:: Required work ::
Retype exactly what appears below from the line containing "Clone this chart in matplotlib." down to the line containing "ax.set_axisbelow(True)", keeping both end lines. Do not include pictures.

_____

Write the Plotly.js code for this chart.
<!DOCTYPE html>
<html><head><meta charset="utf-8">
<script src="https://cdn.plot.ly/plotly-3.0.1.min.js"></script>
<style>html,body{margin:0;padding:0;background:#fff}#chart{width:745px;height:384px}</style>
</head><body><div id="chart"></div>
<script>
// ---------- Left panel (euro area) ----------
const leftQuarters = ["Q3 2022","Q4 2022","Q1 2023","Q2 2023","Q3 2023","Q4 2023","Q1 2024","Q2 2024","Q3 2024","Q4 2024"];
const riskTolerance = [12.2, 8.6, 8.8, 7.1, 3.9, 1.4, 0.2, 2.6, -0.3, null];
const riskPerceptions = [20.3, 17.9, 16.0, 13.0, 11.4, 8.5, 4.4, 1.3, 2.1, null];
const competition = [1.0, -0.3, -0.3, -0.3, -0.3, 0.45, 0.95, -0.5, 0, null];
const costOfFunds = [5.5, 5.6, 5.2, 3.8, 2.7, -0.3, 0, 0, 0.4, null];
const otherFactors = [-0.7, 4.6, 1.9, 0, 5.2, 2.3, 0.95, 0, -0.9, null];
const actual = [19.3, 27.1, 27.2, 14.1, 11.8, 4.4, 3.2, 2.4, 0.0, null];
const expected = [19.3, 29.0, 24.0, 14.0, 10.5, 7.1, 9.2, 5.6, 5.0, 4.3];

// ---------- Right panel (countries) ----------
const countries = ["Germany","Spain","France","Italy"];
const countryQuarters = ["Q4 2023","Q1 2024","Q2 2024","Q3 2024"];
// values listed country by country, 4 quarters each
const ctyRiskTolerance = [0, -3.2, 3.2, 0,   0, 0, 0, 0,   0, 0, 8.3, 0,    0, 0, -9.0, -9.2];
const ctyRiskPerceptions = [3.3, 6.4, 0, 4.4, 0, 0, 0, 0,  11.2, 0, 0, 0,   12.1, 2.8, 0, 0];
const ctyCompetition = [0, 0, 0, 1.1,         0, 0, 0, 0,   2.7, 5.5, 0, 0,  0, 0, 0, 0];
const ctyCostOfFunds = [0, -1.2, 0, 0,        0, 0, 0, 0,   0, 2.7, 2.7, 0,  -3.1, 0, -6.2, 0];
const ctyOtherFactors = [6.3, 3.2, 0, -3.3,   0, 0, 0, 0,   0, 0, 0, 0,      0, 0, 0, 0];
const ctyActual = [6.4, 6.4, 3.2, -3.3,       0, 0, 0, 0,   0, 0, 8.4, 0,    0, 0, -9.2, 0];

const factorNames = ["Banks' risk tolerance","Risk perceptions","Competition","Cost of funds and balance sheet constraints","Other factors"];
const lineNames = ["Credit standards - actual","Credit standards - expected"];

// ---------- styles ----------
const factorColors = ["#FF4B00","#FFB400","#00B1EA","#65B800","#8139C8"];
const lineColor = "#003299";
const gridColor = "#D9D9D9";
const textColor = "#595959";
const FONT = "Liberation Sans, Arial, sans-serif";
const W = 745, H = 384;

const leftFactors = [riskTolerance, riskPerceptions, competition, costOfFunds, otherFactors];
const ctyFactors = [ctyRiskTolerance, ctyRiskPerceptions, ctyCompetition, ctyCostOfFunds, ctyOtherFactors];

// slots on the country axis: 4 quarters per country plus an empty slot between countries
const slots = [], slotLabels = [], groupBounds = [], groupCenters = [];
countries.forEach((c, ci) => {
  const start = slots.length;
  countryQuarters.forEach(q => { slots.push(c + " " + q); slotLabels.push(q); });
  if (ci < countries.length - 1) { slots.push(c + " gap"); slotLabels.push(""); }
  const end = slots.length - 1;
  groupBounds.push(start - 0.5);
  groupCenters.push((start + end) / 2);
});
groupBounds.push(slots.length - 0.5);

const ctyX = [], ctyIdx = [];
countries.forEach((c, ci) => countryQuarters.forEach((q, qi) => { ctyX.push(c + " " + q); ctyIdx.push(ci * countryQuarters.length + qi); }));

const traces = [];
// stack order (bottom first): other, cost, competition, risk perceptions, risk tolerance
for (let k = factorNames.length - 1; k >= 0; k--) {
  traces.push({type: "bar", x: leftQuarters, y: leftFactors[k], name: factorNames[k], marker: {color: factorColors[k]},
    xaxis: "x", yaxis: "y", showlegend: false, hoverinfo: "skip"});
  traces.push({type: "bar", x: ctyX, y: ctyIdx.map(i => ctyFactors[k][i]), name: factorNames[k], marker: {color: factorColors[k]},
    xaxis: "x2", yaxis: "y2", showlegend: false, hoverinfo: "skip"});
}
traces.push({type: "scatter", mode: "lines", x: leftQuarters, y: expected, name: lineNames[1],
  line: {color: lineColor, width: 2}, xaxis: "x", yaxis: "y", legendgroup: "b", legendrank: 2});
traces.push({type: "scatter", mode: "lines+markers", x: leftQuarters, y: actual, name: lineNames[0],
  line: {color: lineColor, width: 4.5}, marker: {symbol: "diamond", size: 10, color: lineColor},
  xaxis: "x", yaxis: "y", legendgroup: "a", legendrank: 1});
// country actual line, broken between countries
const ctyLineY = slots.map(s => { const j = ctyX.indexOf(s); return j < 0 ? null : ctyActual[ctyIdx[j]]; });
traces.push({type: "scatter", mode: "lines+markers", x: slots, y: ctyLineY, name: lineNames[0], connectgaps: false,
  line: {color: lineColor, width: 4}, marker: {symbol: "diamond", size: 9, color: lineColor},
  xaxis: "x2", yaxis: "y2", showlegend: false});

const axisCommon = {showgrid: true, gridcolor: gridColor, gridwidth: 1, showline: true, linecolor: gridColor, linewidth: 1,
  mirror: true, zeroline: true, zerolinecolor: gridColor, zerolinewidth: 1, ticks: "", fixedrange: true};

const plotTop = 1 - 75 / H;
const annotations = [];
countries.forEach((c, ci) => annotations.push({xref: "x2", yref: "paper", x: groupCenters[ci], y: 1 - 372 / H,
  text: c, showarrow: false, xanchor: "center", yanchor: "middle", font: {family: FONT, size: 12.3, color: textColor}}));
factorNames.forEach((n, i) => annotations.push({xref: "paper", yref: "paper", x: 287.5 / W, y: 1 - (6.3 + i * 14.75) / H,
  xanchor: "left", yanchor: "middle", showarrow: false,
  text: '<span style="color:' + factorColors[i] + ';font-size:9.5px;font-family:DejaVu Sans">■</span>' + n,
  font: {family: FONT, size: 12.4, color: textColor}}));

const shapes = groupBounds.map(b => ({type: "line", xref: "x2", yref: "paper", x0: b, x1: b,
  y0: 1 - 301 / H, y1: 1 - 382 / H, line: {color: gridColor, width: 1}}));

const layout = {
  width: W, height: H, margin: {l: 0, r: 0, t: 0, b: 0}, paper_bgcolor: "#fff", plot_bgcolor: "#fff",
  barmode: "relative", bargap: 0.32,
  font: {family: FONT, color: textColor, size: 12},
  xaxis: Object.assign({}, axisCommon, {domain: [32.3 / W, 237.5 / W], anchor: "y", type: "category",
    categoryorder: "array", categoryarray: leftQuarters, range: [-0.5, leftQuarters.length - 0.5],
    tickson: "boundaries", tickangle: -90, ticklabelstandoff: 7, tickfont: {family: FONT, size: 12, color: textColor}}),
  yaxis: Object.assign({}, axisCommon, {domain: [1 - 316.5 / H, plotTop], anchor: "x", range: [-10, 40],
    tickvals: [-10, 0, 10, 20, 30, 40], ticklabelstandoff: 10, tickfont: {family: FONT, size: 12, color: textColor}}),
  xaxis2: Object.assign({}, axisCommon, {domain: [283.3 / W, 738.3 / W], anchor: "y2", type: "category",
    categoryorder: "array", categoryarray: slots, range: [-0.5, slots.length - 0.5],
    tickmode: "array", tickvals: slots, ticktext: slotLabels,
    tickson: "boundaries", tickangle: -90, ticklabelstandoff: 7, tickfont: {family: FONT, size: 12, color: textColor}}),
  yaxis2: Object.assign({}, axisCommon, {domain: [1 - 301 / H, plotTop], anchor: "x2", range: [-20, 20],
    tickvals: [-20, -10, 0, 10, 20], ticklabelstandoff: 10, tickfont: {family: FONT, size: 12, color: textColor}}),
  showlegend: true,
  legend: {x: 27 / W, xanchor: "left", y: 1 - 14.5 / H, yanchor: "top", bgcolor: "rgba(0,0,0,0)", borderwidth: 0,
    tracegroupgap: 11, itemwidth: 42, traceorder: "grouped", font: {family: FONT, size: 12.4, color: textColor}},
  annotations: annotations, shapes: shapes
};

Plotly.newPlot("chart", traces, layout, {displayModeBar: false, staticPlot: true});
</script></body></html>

_____

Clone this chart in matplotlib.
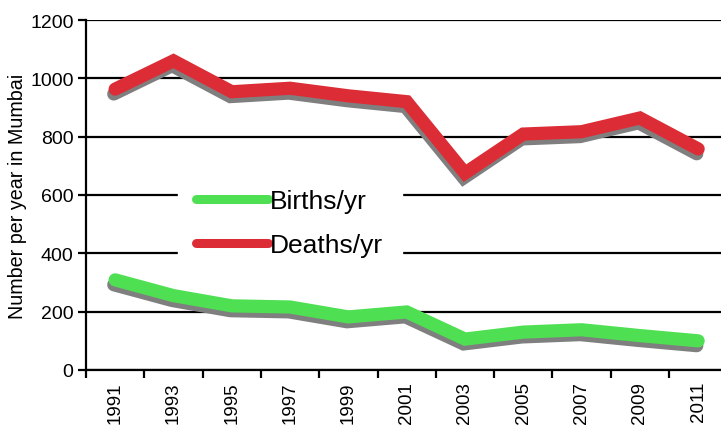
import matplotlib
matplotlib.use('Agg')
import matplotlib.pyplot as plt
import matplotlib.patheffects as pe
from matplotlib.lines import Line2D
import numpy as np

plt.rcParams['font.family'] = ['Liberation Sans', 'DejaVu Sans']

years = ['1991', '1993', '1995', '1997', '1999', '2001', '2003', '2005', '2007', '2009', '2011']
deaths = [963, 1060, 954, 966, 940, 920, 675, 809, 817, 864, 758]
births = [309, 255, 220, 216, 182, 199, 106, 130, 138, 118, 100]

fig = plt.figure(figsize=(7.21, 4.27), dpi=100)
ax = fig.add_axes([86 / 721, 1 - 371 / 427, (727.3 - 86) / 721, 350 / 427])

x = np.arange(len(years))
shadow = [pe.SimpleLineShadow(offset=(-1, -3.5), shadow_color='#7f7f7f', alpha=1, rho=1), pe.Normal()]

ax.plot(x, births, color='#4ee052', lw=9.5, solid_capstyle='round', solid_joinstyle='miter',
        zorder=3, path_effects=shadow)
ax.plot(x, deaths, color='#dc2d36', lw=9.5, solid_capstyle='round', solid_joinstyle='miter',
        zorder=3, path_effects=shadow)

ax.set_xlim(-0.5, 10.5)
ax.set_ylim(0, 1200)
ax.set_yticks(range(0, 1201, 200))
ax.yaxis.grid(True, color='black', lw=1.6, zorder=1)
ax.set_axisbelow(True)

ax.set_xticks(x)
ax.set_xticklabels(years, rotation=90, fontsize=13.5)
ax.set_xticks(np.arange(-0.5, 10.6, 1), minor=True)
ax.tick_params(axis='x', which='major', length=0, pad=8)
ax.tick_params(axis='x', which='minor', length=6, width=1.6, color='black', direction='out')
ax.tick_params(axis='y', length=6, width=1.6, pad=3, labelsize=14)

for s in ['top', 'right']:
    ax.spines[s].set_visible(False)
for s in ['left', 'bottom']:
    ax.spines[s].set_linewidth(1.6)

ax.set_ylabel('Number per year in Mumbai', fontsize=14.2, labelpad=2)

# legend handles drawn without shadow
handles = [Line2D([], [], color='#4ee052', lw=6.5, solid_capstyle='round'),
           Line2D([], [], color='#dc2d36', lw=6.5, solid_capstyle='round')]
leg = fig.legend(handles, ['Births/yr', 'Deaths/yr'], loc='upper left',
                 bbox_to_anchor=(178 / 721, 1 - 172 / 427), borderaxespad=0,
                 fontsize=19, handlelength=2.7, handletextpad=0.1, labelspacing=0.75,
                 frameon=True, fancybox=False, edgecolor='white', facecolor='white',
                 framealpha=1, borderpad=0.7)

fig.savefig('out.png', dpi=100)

_____

:: Answer to the exercise ::
Clone this chart in matplotlib.
import matplotlib
matplotlib.use('Agg')
import matplotlib.pyplot as plt
import matplotlib.patheffects as pe
from matplotlib.lines import Line2D
import numpy as np

plt.rcParams['font.family'] = ['Liberation Sans', 'DejaVu Sans']

years = ['1991', '1993', '1995', '1997', '1999', '2001', '2003', '2005', '2007', '2009', '2011']
deaths = [963, 1060, 954, 966, 940, 920, 675, 809, 817, 864, 758]
births = [309, 255, 220, 216, 182, 199, 106, 130, 138, 118, 100]

fig = plt.figure(figsize=(7.21, 4.27), dpi=100)
ax = fig.add_axes([86 / 721, 1 - 371 / 427, (727.3 - 86) / 721, 350 / 427])

x = np.arange(len(years))
shadow = [pe.SimpleLineShadow(offset=(-1, -3.5), shadow_color='#7f7f7f', alpha=1, rho=1), pe.Normal()]

ax.plot(x, births, color='#4ee052', lw=9.5, solid_capstyle='round', solid_joinstyle='miter',
        zorder=3, path_effects=shadow)
ax.plot(x, deaths, color='#dc2d36', lw=9.5, solid_capstyle='round', solid_joinstyle='miter',
        zorder=3, path_effects=shadow)

ax.set_xlim(-0.5, 10.5)
ax.set_ylim(0, 1200)
ax.set_yticks(range(0, 1201, 200))
ax.yaxis.grid(True, color='black', lw=1.6, zorder=1)
ax.set_axisbelow(True)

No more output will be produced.